The team must decide what it wants to do with Peterson. He has an $18 million cap hit that when coupled with his age and injury history, makes it seem likely he’s played his last game as a Viking.
Of course, even when healthy, Peterson couldn’t get anything going behind one of the worst offensive lines in the league. Minnesota had to rely on a short passing game to act as their run game because of how porous Minnesota was along the line.
The Eagles currently have the Vikings’ first round pick at 15 overall which would’ve been prime position to grab either Ryan Ramczyk or Garrett Boiles, but will have to wait until 46th overall unless they opt to trade one of Sam Bradford or Teddy Bridgewater.
Ideal Picks: (46th overall)
- Pat Elflein, OG – Ohio State
- Zach Banner, OT – USC
- Ethan Pocic, OG – LSU
Detroit Lions: 2016 record: 9-7 (2nd in NFC North)
First round selection: 21st
Offseason needs: DE, CB, LB
The Lions secured their second playoff appearance under Jim Caldwell last season and with a couple of moves, can push Green Bay for the division next year.
Ziggy Ansah is one of the best pass rushers in the league, but outside of him they have almost no threat of a pass rush. Devin Taylor is decent, but shouldn’t be relied upon on a consistent basis. Detroit can have their choice of pass rushers at 21.
As is the case seemingly every offseason, the Lions could stand to upgrade their secondary. Darius Slay is a stud, but outside of him, they have no real playmakers at corner or safety. Might Jabril Peppers stay in the state of Michigan?
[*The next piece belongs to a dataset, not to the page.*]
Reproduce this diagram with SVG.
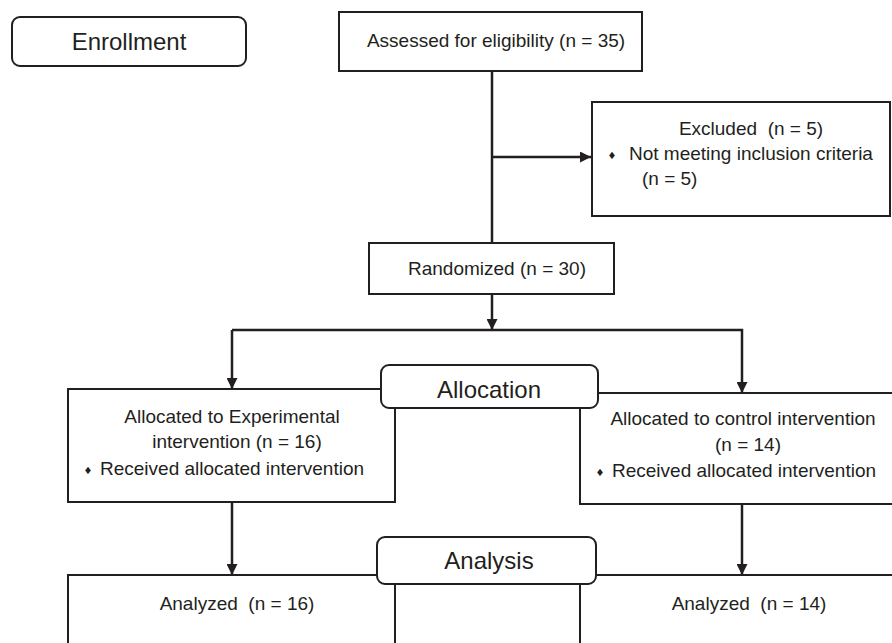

- DeMarcus Walker, Edge – FSU
- Taco Charlton, DE – Michigan
- Jabril Peppers, S/LB – Michigan
Green Bay Packers: 2016 record: 10-6 (1st in NFC North)
First round selection: 29th
Offseason needs: CB, RB, LB
If you really dive into this roster you gain even more appreciation for Aaron Rodgers and what he did this season.
How does the team feel about Eddie Lacy as their running back long term? Giving big money to a running back – especially one that’s been plagued with weight issues – doesn’t seem like a Packer thing to do. Fournette and Cook will be gone by 29, but someone like Alvin Kamara would still be available and form to make a nice (and much cheaper) duo with Ty Montgomery.
Despite spending a first round pick addressing the secondary in both 2014 and 2015, the Packers are yet again in need of upgrading their secondary after finishing with the second-worst pass defense in the league in terms of yards/game.
Great year to hold a late selection and need a corner because of this year’s depth. Look for a couple of Big Ten guys to be in play here.